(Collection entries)
======

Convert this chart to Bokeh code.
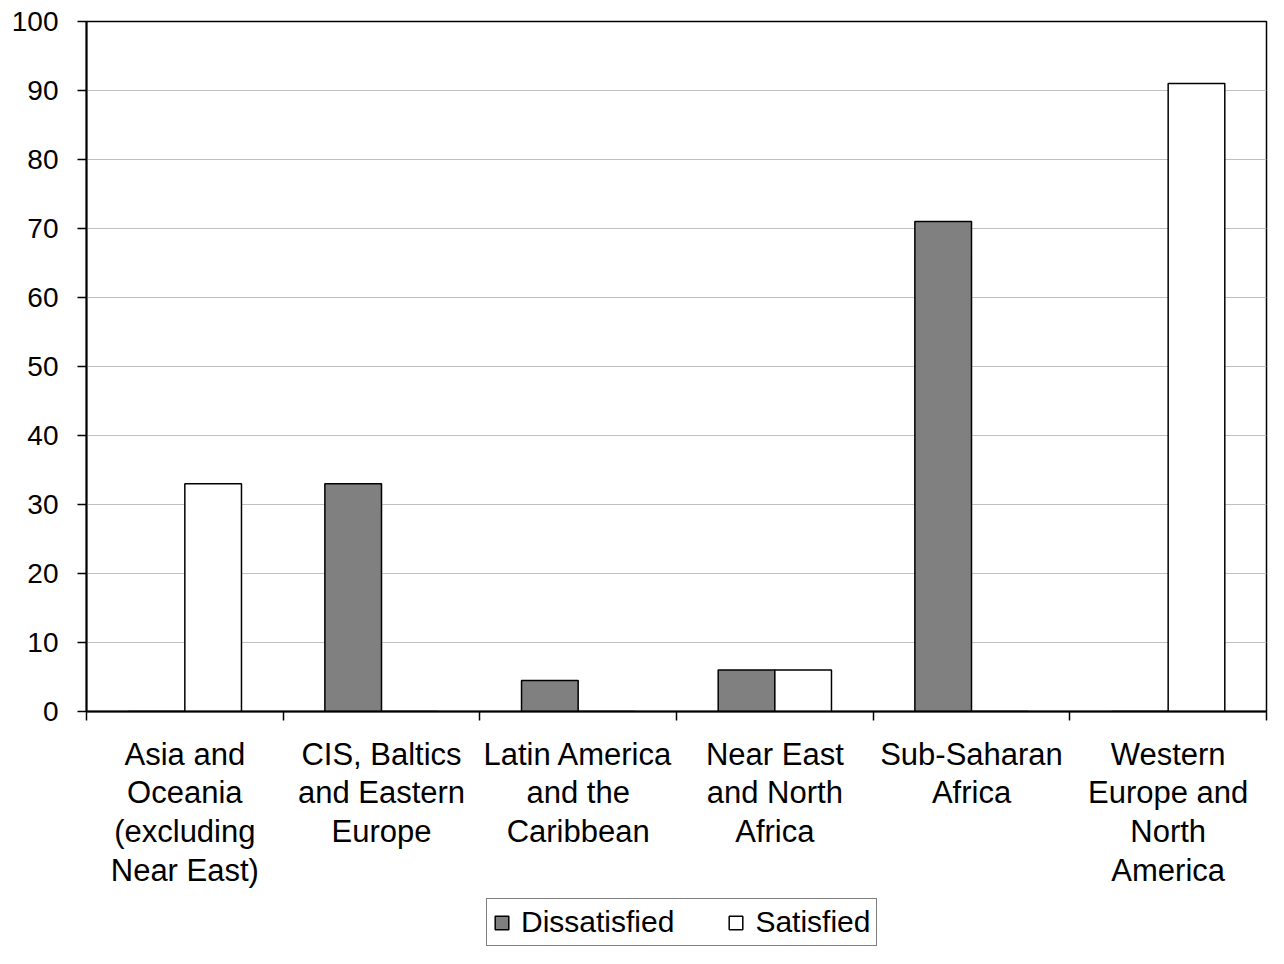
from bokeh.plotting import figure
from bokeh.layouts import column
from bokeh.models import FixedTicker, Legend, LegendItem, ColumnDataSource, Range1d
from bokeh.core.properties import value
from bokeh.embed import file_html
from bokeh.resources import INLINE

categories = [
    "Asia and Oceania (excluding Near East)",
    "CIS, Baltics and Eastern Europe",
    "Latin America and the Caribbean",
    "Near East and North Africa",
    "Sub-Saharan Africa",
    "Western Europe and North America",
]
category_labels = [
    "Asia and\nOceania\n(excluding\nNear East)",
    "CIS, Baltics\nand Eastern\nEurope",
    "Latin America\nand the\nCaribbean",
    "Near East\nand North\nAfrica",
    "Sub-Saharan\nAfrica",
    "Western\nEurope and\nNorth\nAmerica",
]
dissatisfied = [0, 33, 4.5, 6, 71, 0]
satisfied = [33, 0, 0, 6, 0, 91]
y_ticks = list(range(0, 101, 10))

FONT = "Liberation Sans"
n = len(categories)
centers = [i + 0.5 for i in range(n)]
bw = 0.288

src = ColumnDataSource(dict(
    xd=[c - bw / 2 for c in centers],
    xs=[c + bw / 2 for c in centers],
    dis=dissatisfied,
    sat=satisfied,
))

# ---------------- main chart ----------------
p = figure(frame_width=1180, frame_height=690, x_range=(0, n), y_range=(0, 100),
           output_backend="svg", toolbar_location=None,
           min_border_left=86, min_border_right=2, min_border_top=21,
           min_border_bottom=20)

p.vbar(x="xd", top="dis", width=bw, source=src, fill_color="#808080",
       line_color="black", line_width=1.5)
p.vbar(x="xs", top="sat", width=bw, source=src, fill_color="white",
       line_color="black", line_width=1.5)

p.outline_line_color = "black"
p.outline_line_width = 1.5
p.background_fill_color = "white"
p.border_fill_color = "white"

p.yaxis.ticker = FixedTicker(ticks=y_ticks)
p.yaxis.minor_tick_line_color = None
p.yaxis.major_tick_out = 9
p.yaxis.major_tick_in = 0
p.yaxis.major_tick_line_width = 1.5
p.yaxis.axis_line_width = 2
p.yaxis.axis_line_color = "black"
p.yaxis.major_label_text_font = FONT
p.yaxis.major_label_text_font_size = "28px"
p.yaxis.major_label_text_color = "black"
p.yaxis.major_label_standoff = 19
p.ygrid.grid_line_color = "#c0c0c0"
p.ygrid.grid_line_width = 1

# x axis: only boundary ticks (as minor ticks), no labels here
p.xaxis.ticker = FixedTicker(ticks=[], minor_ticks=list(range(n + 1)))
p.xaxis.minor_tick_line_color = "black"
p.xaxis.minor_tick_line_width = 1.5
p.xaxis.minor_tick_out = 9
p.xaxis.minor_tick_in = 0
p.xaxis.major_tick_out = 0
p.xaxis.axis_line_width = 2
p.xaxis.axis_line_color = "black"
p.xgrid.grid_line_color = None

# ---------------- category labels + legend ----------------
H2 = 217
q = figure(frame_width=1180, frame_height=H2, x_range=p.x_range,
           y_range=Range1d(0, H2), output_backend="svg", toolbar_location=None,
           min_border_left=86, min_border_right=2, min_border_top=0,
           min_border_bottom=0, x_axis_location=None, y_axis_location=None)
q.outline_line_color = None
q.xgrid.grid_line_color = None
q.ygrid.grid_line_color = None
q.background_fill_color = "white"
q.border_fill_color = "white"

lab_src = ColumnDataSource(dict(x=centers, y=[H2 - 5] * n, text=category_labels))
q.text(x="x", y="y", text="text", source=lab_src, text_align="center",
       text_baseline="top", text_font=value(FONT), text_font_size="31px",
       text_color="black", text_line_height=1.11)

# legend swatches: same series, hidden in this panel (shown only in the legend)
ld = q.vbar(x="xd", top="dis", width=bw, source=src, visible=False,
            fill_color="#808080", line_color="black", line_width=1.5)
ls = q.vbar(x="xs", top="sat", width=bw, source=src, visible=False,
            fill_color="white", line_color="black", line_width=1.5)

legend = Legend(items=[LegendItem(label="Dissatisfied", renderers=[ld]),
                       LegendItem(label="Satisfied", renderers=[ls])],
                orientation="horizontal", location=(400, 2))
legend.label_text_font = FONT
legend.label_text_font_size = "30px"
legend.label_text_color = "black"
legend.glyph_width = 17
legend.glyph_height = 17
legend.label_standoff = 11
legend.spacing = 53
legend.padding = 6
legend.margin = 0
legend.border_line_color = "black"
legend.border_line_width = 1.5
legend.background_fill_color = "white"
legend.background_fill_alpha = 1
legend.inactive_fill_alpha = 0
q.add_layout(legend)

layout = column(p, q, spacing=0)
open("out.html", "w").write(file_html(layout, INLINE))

======

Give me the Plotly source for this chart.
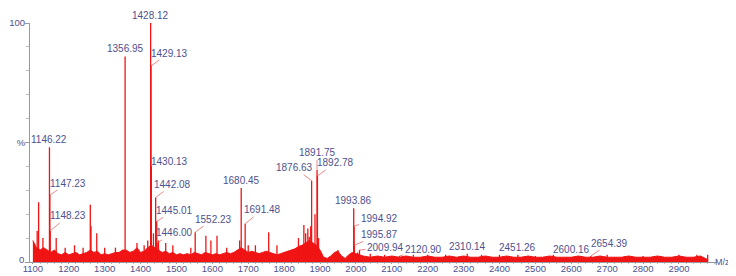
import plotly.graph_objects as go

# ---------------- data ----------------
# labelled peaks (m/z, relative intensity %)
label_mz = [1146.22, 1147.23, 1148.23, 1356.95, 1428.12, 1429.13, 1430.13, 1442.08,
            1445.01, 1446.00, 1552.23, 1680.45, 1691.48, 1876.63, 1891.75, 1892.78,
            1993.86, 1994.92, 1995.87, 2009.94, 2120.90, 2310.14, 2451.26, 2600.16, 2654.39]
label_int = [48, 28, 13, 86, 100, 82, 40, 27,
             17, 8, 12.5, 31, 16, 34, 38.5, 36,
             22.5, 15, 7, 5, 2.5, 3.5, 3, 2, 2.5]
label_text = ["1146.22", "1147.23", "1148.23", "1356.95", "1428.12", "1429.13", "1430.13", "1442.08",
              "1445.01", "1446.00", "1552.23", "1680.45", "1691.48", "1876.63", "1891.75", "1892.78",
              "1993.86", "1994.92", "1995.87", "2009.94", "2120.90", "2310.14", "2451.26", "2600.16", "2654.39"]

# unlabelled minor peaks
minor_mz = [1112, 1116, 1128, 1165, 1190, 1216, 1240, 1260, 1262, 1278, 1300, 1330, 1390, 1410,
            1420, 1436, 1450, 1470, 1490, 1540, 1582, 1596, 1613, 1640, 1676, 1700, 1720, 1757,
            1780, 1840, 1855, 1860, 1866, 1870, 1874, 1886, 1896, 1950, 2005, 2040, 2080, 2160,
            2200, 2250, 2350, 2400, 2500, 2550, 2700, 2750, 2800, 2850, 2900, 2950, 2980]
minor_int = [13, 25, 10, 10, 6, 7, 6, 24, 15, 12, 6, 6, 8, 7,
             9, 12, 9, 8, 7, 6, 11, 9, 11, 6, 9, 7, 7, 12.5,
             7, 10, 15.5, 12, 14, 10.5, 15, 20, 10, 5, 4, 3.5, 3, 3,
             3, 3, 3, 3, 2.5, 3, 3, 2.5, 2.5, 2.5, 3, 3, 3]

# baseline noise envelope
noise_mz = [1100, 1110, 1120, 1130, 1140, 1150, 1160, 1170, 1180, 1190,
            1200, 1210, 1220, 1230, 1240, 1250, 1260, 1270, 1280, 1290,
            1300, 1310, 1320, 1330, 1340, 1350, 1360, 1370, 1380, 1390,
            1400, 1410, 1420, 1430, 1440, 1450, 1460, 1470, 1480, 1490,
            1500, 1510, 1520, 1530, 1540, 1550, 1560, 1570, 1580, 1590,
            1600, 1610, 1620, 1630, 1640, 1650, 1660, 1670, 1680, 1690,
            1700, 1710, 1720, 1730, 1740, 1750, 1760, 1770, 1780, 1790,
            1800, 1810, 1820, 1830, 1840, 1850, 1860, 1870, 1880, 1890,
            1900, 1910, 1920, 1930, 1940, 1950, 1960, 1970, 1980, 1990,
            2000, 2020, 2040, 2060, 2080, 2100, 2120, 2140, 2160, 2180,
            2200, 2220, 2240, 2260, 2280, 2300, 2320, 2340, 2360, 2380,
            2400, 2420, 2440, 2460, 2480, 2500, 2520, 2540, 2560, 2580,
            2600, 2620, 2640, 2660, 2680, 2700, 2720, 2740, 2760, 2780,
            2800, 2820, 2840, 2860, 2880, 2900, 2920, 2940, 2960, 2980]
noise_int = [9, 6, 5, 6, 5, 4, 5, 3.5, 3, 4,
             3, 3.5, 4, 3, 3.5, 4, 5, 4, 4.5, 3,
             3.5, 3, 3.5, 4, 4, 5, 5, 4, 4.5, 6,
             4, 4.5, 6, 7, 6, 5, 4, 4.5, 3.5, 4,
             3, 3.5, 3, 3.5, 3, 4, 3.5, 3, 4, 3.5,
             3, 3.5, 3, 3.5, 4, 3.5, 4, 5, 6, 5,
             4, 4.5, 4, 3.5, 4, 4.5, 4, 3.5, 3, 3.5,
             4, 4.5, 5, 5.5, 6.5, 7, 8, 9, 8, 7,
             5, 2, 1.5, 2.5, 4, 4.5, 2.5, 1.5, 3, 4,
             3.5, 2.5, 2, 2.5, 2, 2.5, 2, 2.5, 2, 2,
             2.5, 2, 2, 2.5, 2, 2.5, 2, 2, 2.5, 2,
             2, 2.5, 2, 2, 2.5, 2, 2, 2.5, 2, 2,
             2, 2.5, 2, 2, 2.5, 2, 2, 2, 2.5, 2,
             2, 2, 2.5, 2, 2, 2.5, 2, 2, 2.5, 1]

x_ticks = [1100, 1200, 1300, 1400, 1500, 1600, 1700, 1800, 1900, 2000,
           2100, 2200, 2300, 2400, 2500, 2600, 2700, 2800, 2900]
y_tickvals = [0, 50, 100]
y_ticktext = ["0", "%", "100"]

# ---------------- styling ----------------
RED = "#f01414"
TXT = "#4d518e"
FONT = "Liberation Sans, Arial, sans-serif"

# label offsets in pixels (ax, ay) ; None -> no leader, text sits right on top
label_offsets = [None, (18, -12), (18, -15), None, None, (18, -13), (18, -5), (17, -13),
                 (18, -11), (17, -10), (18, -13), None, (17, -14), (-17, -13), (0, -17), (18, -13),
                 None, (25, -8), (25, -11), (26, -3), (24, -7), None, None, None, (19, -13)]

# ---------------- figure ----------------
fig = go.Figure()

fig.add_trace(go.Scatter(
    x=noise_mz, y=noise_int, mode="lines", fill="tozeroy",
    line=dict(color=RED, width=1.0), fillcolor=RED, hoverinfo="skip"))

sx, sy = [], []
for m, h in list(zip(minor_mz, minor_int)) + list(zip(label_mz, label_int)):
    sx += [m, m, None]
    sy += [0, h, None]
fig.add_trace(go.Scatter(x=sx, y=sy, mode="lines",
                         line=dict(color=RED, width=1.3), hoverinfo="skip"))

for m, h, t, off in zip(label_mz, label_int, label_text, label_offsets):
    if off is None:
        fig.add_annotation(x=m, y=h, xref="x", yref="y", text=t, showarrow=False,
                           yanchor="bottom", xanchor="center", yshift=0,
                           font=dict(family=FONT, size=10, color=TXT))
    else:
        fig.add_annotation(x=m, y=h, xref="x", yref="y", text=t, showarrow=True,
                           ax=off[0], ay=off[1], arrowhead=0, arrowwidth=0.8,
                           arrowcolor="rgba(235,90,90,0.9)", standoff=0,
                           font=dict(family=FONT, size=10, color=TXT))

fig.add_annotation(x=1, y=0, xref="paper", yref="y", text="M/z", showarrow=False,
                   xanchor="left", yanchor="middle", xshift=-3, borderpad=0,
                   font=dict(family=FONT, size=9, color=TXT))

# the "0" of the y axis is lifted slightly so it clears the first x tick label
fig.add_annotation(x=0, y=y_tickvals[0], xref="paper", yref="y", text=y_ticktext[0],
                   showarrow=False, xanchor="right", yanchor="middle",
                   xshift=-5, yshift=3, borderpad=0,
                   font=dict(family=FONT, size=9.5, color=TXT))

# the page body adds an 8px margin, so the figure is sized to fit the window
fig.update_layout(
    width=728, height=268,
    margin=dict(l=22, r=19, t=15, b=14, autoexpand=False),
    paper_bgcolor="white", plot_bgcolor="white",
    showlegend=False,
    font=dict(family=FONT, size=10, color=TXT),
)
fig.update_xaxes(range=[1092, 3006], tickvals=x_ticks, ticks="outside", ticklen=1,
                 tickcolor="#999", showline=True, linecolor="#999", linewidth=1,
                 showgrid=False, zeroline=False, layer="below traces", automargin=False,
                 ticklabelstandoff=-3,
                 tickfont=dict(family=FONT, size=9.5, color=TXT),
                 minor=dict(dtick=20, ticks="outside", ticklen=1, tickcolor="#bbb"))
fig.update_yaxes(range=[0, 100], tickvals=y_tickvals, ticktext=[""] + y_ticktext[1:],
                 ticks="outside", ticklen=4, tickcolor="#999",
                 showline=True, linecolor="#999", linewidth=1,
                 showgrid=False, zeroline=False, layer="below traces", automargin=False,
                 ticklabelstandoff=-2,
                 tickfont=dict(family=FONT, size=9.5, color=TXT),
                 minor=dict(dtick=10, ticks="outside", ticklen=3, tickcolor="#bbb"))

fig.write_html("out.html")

======

● SET TASK
In the listing above, find the line containing "Convert this chart to Bokeh code." and the line containing "p.ygrid.grid_line_width = 1". Print those two lines and every line between them exactly, with no pictures.

● FINAL ANSWER
Convert this chart to Bokeh code.
from bokeh.plotting import figure
from bokeh.layouts import column
from bokeh.models import FixedTicker, Legend, LegendItem, ColumnDataSource, Range1d
from bokeh.core.properties import value
from bokeh.embed import file_html
from bokeh.resources import INLINE

categories = [
    "Asia and Oceania (excluding Near East)",
    "CIS, Baltics and Eastern Europe",
    "Latin America and the Caribbean",
    "Near East and North Africa",
    "Sub-Saharan Africa",
    "Western Europe and North America",
]
category_labels = [
    "Asia and\nOceania\n(excluding\nNear East)",
    "CIS, Baltics\nand Eastern\nEurope",
    "Latin America\nand the\nCaribbean",
    "Near East\nand North\nAfrica",
    "Sub-Saharan\nAfrica",
    "Western\nEurope and\nNorth\nAmerica",
]
dissatisfied = [0, 33, 4.5, 6, 71, 0]
satisfied = [33, 0, 0, 6, 0, 91]
y_ticks = list(range(0, 101, 10))

FONT = "Liberation Sans"
n = len(categories)
centers = [i + 0.5 for i in range(n)]
bw = 0.288

src = ColumnDataSource(dict(
    xd=[c - bw / 2 for c in centers],
    xs=[c + bw / 2 for c in centers],
    dis=dissatisfied,
    sat=satisfied,
))

# ---------------- main chart ----------------
p = figure(frame_width=1180, frame_height=690, x_range=(0, n), y_range=(0, 100),
           output_backend="svg", toolbar_location=None,
           min_border_left=86, min_border_right=2, min_border_top=21,
           min_border_bottom=20)

p.vbar(x="xd", top="dis", width=bw, source=src, fill_color="#808080",
       line_color="black", line_width=1.5)
p.vbar(x="xs", top="sat", width=bw, source=src, fill_color="white",
       line_color="black", line_width=1.5)

p.outline_line_color = "black"
p.outline_line_width = 1.5
p.background_fill_color = "white"
p.border_fill_color = "white"

p.yaxis.ticker = FixedTicker(ticks=y_ticks)
p.yaxis.minor_tick_line_color = None
p.yaxis.major_tick_out = 9
p.yaxis.major_tick_in = 0
p.yaxis.major_tick_line_width = 1.5
p.yaxis.axis_line_width = 2
p.yaxis.axis_line_color = "black"
p.yaxis.major_label_text_font = FONT
p.yaxis.major_label_text_font_size = "28px"
p.yaxis.major_label_text_color = "black"
p.yaxis.major_label_standoff = 19
p.ygrid.grid_line_color = "#c0c0c0"
p.ygrid.grid_line_width = 1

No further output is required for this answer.